The Paris Masters continues on day two with first and second round matches, and back to give his thoughts on today's matches, is our tennis columnist, Dan Weston...
"As I’ve mentioned previously, Paire’s hard court data is mediocre at best, and indoors, it’s even worse. He hasn’t had a year where he’s had greater than a 100% combined hold/break percentage in his entire career, and his all-time figure is even below 95%, winning less than 50% of his matches."
Carreno-Busta with question marks for Medvedev meeting
Round one action continues in Paris, with the remaining six matches on the schedule taking place today, in addition to four second round clashes mostly taking place later in the day.
Looking at the first-round meetings initially, as with yesterday, it's quite a tough card, which starts at 10am UK time. Normally, Pablo Carreno-Busta would look big at [4.00] for his match with Daniil Medvedev, but his fitness is obviously up for considerable doubt.
Since retiring in the fifth set to Joao Sousa in the US Open, Carreno-Busta received two straight-set defeats at the hands of Benoit Paire. The first was an absolute drubbing in the Davis Cup in mid-September, before a closer, but still straight-set defeat to the same man almost a month later in Shanghai, in the second week of October. It's difficult to think he can elevate himself from that level to get the better of one of the most improved players on the ATP Tour this morning.
Pouille requiring a leap of faith against Simon
Other players that look big include Lucas Pouille at [2.42] over countryman Gilles Simon, but again, there's a caveat. Pouille's general record indoors is great, but across all surfaces, is just 7-9 from his loss in the semi-finals of Stuttgart in June, onwards. After a good start against Borna Coric last week in Vienna, he succumbed in three sets - including a set two bagel - although it's worth noting that Coric only created one more break point chance during the match.
At the start of the season, I thought Simon would have a dreadful 2018. At the age of 33, his service numbers had really declined - a huge alert for a veteran - and while they still aren't above-average this season, he's been a threat on return, breaking opponents 27.6% across all surfaces this year.
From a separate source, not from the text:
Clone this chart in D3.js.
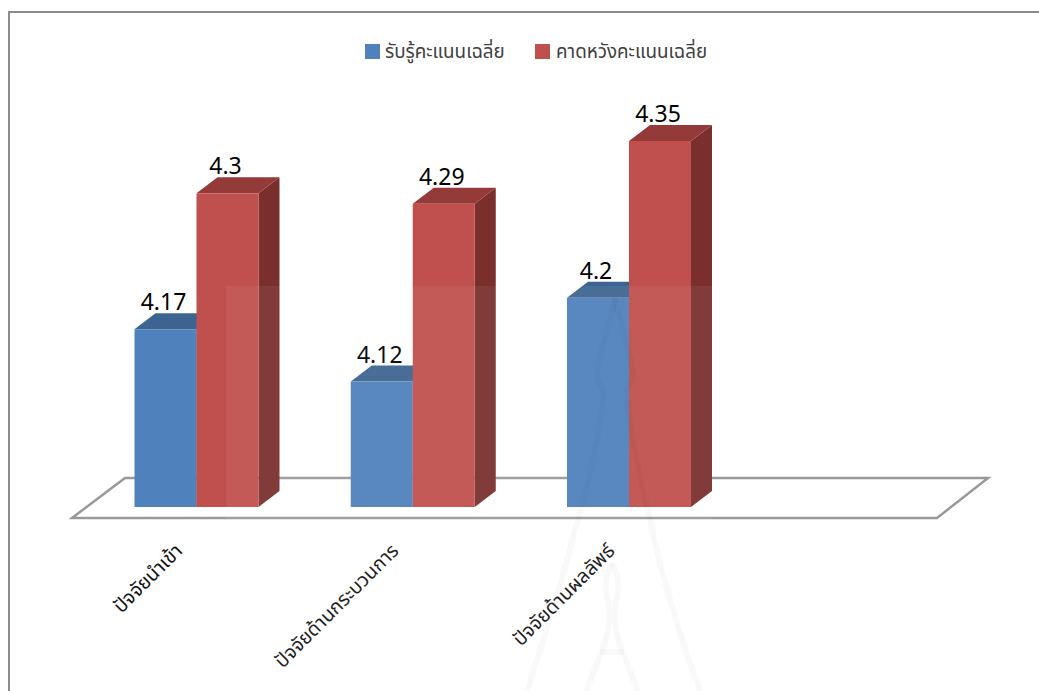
<!DOCTYPE html>
<html><head><meta charset="utf-8">
<script src="https://cdn.jsdelivr.net/npm/d3@7"></script>
<style>
html,body{margin:0;padding:0;background:#fff;overflow:hidden}
svg{display:block}
text{font-family:"Noto Sans","Noto Sans Thai","DejaVu Sans",sans-serif}
</style></head><body>
<svg id="c" width="1039" height="691"></svg>
<script>
const categories = ["ปัจจัยนำเข้า","ปัจจัยด้านกระบวนการ","ปัจจัยด้านผลลัพธ์",""];
const seriesNames = ["รับรู้คะแนนเฉลี่ย","คาดหวังคะแนนเฉลี่ย"];
const perceived = [4.17,4.12,4.2];
const expected = [4.3,4.29,4.35];
const yDomain = [4,4.35];
const front = ["#4f81bd","#c0504d"], topC = ["#3d6491","#943a38"], side = ["#2f4f73","#7a2f2d"];
const svg = d3.select("#c");
svg.append("path").attr("d","M9,691V12H1039").attr("fill","none").attr("stroke","#8c8c8c").attr("stroke-width",2);
const depthX = 21, depthY = 16;
const x0 = d3.scaleBand().domain(categories).range([88.5,953.5]);
const x1 = d3.scaleBand().domain([0,1]).range([46,170]);
const y = d3.scaleLinear().domain(yDomain).range([507,141]);
const fl=[[72,518],[125,478],[988,478],[937,518]];
svg.append("path").attr("d",d3.line()(fl)+"Z").attr("fill","none").attr("stroke","#999").attr("stroke-width",2.5);
const rows = [perceived,expected];
categories.slice(0,3).forEach((c,i)=>{
  rows.forEach((r,s)=>{
    const a=x0(c)+x1(s), w=x1.bandwidth(), t=y(r[i]), b=y(yDomain[0]);
    const g=svg.append("g");
    g.append("path").attr("d",`M${a+w},${t}l${depthX},${-depthY}V${b-depthY}L${a+w},${b}Z`).attr("fill",side[s]);
    g.append("path").attr("d",`M${a},${t}l${depthX},${-depthY}h${w}l${-depthX},${depthY}Z`).attr("fill",topC[s]);
    g.append("rect").attr("x",a).attr("y",t).attr("width",w).attr("height",b-t).attr("fill",front[s]);
    svg.append("text").attr("x",a+w/2-2).attr("y",t-depthY-3).attr("text-anchor","middle").attr("font-size",23).attr("fill","#000").text(r[i]);
  });
});
categories.slice(0,3).forEach(c=>{
  svg.append("text").attr("transform",`translate(${x0(c)+95},552) rotate(-45)`).attr("text-anchor","end").attr("font-size",19.4).attr("fill","#111").text(c);
});
[[365,385,seriesNames[0]],[535,556,seriesNames[1]]].forEach(([sx,tx,n],i)=>{
  svg.append("rect").attr("x",sx).attr("y",44).attr("width",15).attr("height",15).attr("fill",front[i]);
  svg.append("text").attr("x",tx).attr("y",58).attr("font-size",18.8).attr("fill","#404040").text(n);
});
// faint page watermark over the chart
const wm=svg.append("g").attr("pointer-events","none");
wm.append("rect").attr("x",226).attr("y",286).attr("width",486).attr("height",405).attr("fill","#fff").attr("opacity",0.06);
const tower=[
 "M615,298C609,325 601,350 597,372C596,380 601,386 604,392C600,430 590,480 575,530C560,590 540,650 527,691",
 "M615,298C621,325 629,350 633,372C634,380 629,386 626,392C630,430 638,470 650,520C665,590 685,650 700,691",
 "M612,563C607,572 605,582 606,590C607,598 609,604 609,615C609,630 605,645 600,655C595,670 590,680 586,691",
 "M612,563C617,572 619,582 618,590C617,598 615,604 615,615C615,630 619,645 624,655C629,670 634,680 638,691",
 "M600,652H624"];
wm.selectAll("path").data(tower).join("path").attr("d",d=>d).attr("fill","none").attr("stroke","#000").attr("stroke-opacity",0.025).attr("stroke-width",6);
</script></body></html>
He's also been in decent touch indoors in recent weeks, taking the title in Metz, although he did have a bad loss to Marco Cecchinato outdoors in Shanghai at the start of the month.
On balance, the price on Pouille is pretty decent, although it does require quite a leap of faith to consider he's going to get back to the level which saw him as one of the best indoor players on tour.
Paire looking over-rated for Fucsovics clash
The player I like as today's recommendation is Marton Fucsovics, who is a [2.38] underdog against home player Benoit Paire, and to be honest, I don't understand the price.
As I've mentioned previously, Paire's hard court data is mediocre at best, and indoors, it's even worse. He hasn't had a year where he's had greater than a 100% combined hold/break percentage in his entire career, and his all-time figure is even below 95%, winning less than 50% of his matches.
Fucsovics is a lower-profile player, and arguably with less natural talent, and I feel that this natural talent that Paire possesses continues to influence the market, despite his tendency for on-court dramatics. Certainly, the Frenchman is in poor form of late, with straight-set losses as a strong favourite to both Egor Gerasimov and Alexei Popyrin in his last two tournaments.
All things considered, Fucsovics looks the best bet of a tough card today, and I actually make him favourite to progress here.
Sousa requiring huge improvement to test Djokovic
In other action, some big names start their campaigns today, and this includes Marin Cilic, who is [1.45] to oust Philipp Kohlschreiber. The German, Kohlschreiber, has had historical success against Cilic, but I still make the market price about right.
In addition, Novak Djokovic takes a 5-0 head to head lead into his meeting with Joao Sousa, without losing a set. These five wins were absolute thrashings, with Sousa losing 6-0, 6-1 or 6-2 in sets on seven of the 14 competed.
Unsurprisingly, with these set scorelines, Sousa's data in these head to head matches is utterly horrific - he's held less than 50% of the time - and it would take a major turnaround in this for him to even threaten to take a set from the world number two this afternoon.